A first measure to work towards fulfilling Caden‘s desideratum for a comprehensive compilation of best practices, is an in-depth review of the literature. For this, we will screen the publications already used to determine the state of the art to extract success stories that fit the requirements of archetype Caden, and subsequently extend this effort to non-German publications. Additionally, this screening allows us to identify scientific engineering work groups in Germany whose profiles match Caden and set up structured interviews to gather data on their work practices, use cases and so on. Further interview partners will be found amongst the existing partners of NFDI4Ing.
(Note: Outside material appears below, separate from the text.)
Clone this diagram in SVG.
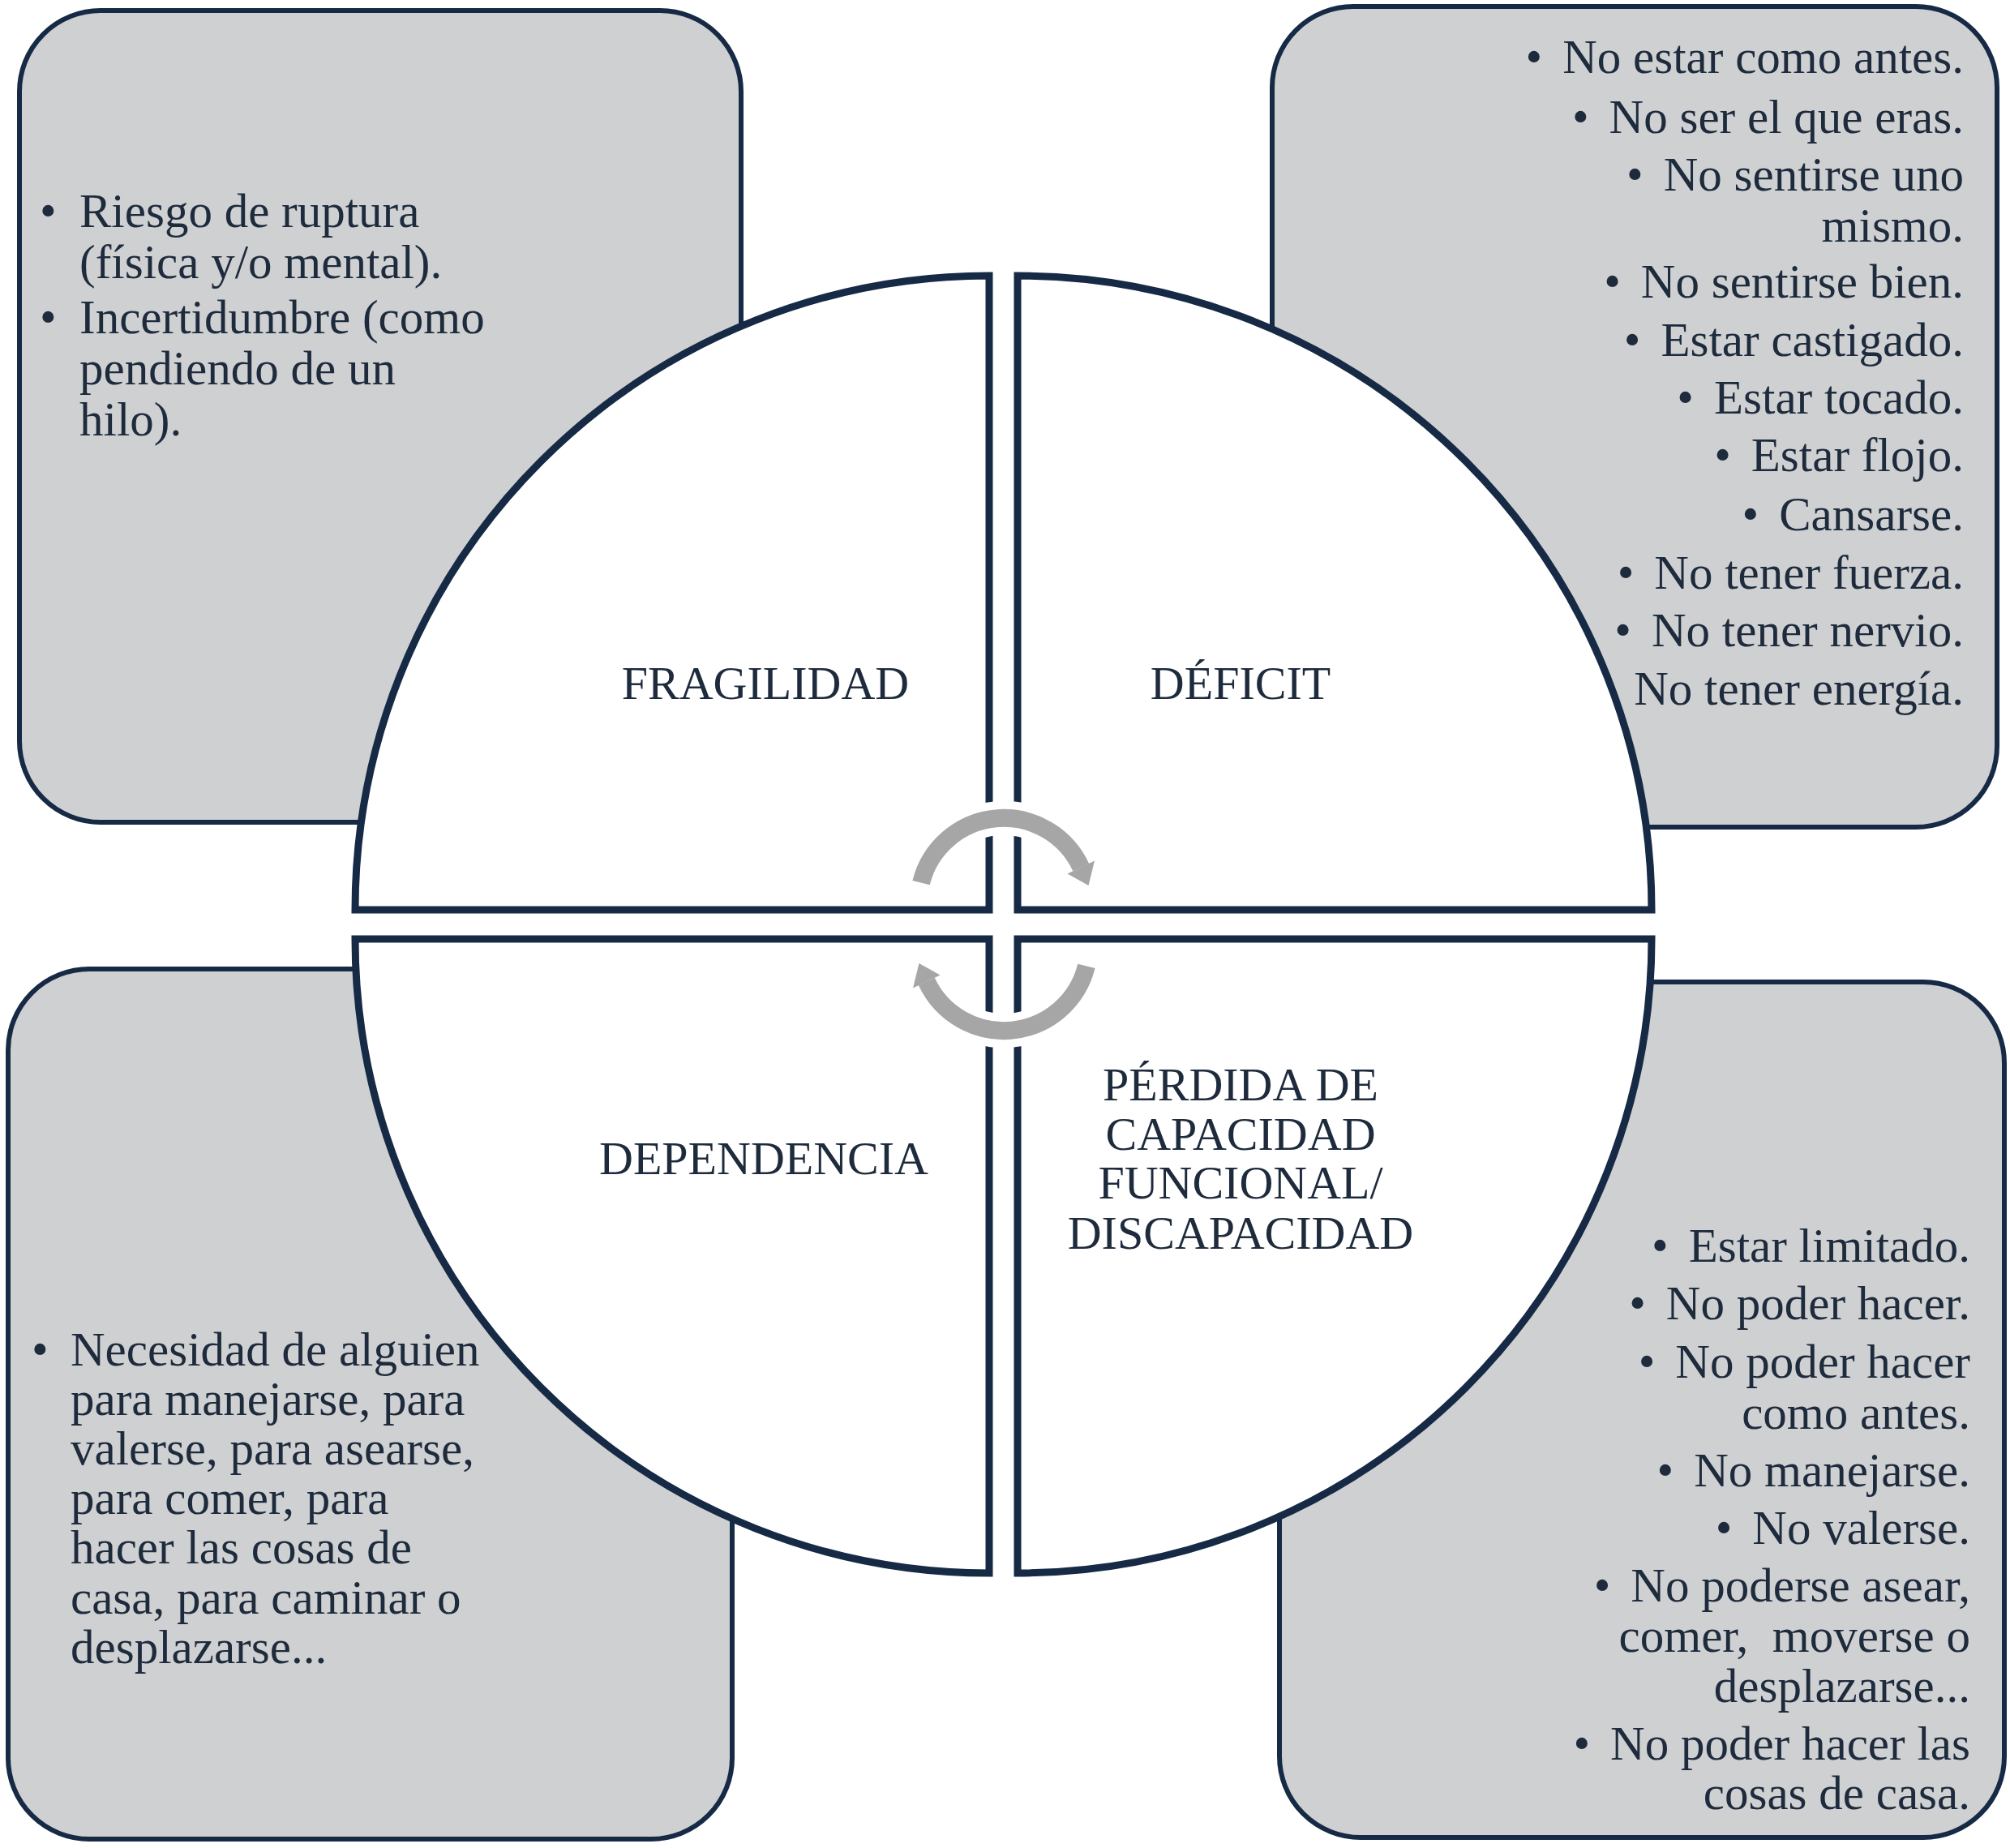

Close interaction with the materials science and engineering community (research area 43 according to the DFG-nomenclature) ensures that our efforts are communicated into the community and feedback can be collected. The structured interviews will be followed up by workshops with engineers, with the goal of formulating novel best practices for archetype Caden that are then recommended to be deployed by the community. Additional research will identify freely available (not necessarily open-source) RDM tools that are useful for archetype Caden. This includes input from the interviews and workshops. We will compile a report that allows engineers evaluating and comparing the tools.

Results

The questionnaire to collect information on best-practice examples is prepared and will be sent out to the community soon. Several presentations describing the project where held and allowed interacting with the communities gathering new insights in the needs and solutions that are available. Data formats for handling the needs for provenance tracking are discussed and their usage will be evaluated.